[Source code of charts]
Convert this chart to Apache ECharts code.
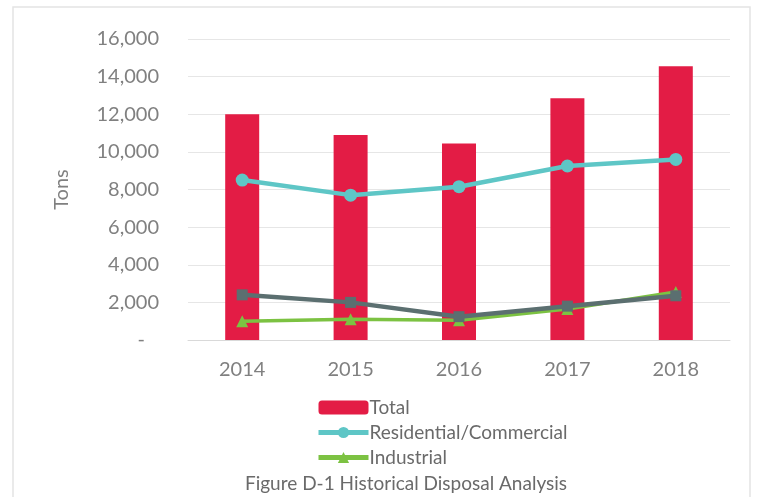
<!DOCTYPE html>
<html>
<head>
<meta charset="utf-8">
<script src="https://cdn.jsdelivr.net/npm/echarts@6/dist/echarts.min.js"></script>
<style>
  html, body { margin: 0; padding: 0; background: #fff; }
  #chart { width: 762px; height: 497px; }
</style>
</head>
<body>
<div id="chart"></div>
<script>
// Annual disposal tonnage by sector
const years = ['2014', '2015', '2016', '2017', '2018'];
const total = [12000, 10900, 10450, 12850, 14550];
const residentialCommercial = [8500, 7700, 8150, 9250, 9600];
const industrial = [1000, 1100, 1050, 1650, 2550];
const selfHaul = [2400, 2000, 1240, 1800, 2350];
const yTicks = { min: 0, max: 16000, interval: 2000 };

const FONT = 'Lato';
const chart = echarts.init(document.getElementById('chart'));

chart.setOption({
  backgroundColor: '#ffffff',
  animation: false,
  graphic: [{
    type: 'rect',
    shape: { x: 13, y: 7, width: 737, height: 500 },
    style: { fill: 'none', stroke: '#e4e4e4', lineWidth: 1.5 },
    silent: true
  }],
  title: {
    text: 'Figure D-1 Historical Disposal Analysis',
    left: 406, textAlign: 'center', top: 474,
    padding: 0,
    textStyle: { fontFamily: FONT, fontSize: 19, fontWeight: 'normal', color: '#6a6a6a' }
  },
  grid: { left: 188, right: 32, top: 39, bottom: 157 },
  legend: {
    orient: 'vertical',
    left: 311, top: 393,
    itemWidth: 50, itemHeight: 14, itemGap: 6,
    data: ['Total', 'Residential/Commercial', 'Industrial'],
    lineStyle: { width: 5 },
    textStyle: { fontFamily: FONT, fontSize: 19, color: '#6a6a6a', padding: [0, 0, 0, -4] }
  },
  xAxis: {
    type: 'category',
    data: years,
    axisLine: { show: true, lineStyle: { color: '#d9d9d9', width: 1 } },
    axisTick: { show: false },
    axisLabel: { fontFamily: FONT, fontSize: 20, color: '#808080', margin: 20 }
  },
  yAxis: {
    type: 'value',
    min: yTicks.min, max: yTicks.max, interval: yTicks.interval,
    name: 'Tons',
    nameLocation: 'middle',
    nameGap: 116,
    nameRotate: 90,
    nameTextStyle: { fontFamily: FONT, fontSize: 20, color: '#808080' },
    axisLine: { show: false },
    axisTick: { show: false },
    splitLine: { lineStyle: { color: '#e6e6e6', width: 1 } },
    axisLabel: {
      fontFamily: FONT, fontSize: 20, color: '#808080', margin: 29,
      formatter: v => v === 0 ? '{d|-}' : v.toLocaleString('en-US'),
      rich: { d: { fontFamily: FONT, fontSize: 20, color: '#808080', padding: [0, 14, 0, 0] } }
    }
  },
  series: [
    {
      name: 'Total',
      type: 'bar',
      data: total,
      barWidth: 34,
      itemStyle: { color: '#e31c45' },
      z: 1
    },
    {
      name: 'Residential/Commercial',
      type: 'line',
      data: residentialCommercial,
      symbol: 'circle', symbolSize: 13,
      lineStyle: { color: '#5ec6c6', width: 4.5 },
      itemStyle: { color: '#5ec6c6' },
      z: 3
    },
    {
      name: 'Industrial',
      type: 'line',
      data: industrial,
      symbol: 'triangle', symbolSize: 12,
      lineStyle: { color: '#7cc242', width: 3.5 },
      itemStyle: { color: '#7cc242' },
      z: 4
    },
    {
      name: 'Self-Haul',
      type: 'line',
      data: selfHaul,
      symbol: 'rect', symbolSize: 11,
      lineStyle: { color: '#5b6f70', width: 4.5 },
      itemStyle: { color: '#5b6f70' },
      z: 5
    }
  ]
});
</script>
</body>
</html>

==

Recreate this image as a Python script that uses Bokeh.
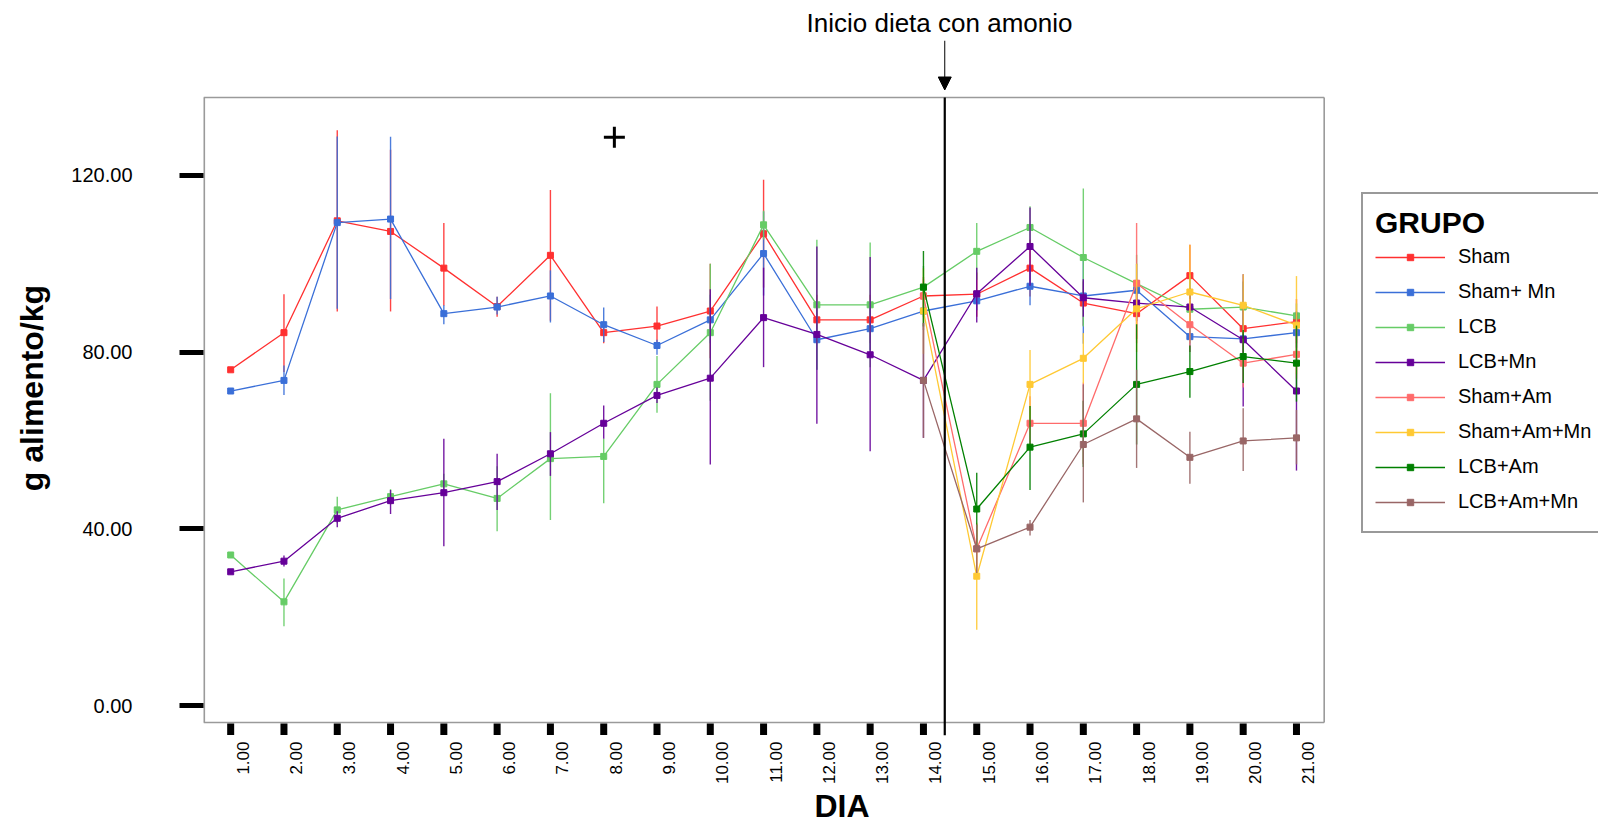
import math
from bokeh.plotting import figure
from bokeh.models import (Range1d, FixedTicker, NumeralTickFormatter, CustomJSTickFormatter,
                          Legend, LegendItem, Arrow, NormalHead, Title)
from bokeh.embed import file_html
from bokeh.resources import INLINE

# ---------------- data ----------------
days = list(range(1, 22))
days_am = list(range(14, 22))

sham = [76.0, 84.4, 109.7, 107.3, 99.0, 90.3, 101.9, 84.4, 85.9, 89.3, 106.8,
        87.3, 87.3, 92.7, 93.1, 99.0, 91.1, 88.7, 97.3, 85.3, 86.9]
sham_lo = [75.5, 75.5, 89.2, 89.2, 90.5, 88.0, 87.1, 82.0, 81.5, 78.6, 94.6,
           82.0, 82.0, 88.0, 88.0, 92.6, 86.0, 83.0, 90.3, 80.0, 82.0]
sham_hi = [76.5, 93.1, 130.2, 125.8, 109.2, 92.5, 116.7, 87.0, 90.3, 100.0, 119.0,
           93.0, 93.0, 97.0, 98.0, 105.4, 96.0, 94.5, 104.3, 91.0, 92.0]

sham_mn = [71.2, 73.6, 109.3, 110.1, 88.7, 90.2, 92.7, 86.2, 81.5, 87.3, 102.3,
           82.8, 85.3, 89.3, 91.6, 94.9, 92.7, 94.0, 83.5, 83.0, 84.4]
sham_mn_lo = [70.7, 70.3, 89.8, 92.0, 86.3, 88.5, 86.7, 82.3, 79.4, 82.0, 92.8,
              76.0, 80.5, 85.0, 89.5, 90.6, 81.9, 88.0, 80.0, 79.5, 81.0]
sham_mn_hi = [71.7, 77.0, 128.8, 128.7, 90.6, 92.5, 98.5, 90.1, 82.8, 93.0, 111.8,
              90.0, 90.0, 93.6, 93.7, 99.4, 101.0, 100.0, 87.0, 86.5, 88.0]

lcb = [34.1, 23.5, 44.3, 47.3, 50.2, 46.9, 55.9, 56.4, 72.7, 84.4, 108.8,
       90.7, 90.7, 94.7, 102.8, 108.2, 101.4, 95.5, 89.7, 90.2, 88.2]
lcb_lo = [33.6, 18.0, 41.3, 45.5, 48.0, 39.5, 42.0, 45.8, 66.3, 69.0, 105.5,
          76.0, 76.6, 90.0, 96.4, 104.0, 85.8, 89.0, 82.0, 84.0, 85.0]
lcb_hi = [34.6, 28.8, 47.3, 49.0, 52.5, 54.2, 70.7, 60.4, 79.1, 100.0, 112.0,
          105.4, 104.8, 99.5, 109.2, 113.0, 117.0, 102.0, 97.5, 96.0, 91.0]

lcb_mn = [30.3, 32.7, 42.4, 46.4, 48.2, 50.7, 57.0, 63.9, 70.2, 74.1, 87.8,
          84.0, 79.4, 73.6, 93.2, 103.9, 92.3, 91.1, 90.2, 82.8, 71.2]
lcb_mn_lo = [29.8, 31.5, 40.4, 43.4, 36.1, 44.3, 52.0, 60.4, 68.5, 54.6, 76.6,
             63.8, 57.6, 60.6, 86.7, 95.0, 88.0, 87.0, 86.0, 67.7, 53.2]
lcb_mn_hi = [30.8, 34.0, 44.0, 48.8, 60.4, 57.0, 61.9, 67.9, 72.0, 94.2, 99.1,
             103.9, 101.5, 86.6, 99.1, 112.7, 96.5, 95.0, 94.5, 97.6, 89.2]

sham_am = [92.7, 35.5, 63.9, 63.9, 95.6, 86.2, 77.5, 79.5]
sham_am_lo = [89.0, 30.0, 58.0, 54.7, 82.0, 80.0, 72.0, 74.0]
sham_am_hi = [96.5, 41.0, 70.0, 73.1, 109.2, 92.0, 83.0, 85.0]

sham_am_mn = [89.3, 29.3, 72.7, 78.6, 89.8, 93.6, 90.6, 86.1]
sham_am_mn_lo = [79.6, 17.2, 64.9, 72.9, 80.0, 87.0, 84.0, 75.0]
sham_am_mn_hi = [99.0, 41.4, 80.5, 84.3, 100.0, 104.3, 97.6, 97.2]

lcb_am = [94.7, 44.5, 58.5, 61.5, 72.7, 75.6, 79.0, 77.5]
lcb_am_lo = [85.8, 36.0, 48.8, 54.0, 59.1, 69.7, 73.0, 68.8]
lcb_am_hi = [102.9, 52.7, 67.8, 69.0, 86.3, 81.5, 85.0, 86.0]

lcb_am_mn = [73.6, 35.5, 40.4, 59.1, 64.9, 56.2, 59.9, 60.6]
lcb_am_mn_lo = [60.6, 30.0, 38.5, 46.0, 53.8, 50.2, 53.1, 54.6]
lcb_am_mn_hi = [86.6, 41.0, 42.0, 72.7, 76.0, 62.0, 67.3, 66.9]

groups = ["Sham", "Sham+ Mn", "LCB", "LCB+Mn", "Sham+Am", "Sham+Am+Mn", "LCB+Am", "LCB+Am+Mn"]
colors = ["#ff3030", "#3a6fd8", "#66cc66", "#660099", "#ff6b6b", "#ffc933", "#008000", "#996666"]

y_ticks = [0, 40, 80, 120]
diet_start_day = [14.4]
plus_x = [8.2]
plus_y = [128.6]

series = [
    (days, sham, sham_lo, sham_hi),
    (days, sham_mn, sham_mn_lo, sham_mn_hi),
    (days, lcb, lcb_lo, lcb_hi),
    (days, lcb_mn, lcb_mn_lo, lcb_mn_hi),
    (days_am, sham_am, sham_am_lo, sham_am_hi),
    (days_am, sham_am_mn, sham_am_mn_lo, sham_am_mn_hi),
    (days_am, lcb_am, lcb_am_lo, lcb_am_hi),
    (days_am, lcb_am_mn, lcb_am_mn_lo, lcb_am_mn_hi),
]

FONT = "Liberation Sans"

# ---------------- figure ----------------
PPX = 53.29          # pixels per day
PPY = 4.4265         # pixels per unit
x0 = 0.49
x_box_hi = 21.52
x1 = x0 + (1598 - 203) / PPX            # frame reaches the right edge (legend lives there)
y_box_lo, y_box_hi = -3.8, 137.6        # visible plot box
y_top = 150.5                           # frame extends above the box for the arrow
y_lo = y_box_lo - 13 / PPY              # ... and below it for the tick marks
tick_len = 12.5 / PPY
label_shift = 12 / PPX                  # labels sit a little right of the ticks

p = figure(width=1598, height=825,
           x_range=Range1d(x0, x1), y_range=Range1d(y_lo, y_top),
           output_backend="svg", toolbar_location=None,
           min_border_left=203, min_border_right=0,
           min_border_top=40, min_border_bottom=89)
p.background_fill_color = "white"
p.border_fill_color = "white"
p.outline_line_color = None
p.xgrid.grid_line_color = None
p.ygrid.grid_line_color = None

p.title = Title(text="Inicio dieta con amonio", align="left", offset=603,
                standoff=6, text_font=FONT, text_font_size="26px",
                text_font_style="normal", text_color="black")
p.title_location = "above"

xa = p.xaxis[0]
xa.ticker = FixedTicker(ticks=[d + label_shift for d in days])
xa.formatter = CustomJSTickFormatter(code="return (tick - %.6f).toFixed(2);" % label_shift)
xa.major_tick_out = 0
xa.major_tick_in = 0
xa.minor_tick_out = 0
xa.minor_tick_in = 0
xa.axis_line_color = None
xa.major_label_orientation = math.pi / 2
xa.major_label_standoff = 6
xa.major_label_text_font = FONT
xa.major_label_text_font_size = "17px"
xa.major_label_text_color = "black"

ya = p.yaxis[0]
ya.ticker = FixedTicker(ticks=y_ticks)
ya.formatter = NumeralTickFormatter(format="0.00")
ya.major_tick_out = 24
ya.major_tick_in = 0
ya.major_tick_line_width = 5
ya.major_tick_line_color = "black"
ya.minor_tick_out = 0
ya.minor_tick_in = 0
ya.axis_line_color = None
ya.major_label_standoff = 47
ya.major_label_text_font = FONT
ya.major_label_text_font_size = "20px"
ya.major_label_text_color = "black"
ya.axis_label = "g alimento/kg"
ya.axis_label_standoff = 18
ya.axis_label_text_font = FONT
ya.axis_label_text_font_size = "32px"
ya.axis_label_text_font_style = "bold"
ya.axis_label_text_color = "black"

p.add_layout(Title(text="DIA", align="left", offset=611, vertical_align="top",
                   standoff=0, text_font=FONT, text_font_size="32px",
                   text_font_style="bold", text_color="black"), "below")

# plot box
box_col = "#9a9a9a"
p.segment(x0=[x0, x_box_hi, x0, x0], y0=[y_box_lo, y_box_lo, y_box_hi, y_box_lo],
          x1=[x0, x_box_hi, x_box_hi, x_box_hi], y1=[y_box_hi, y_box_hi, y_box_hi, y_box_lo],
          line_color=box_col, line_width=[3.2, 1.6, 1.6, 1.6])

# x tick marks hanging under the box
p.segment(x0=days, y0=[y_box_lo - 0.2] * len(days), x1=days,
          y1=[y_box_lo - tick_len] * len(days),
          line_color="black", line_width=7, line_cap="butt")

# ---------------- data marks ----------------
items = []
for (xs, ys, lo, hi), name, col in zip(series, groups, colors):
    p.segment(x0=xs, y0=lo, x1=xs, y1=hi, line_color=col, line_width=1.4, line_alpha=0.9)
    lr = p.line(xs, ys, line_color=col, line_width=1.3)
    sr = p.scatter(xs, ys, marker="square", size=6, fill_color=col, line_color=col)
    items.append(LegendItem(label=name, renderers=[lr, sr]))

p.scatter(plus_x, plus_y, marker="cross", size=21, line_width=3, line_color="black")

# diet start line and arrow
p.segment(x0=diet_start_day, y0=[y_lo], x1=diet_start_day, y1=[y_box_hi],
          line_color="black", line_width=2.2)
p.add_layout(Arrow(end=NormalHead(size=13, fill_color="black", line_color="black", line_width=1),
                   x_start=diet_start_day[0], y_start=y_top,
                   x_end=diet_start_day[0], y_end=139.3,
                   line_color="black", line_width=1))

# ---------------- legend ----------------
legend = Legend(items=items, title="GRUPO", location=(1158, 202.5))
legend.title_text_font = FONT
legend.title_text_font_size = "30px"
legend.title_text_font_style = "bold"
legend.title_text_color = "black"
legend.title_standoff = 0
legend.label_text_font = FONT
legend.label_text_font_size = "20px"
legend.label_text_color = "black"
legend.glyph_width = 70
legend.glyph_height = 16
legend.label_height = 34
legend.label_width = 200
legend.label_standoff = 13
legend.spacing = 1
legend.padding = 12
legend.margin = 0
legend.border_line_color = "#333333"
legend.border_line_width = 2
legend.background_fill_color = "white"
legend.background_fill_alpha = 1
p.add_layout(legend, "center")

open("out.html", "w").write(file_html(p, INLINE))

§ Given exercise:
Reproduce exactly the lines above starting at the line containing "Convert this chart to Apache ECharts code." and ending at the line containing "const chart = echarts.init(document.getElementById('chart'));", including both, but not the pictures.

§ Completed task:
Convert this chart to Apache ECharts code.
<!DOCTYPE html>
<html>
<head>
<meta charset="utf-8">
<script src="https://cdn.jsdelivr.net/npm/echarts@6/dist/echarts.min.js"></script>
<style>
  html, body { margin: 0; padding: 0; background: #fff; }
  #chart { width: 762px; height: 497px; }
</style>
</head>
<body>
<div id="chart"></div>
<script>
// Annual disposal tonnage by sector
const years = ['2014', '2015', '2016', '2017', '2018'];
const total = [12000, 10900, 10450, 12850, 14550];
const residentialCommercial = [8500, 7700, 8150, 9250, 9600];
const industrial = [1000, 1100, 1050, 1650, 2550];
const selfHaul = [2400, 2000, 1240, 1800, 2350];
const yTicks = { min: 0, max: 16000, interval: 2000 };

const FONT = 'Lato';
const chart = echarts.init(document.getElementById('chart'));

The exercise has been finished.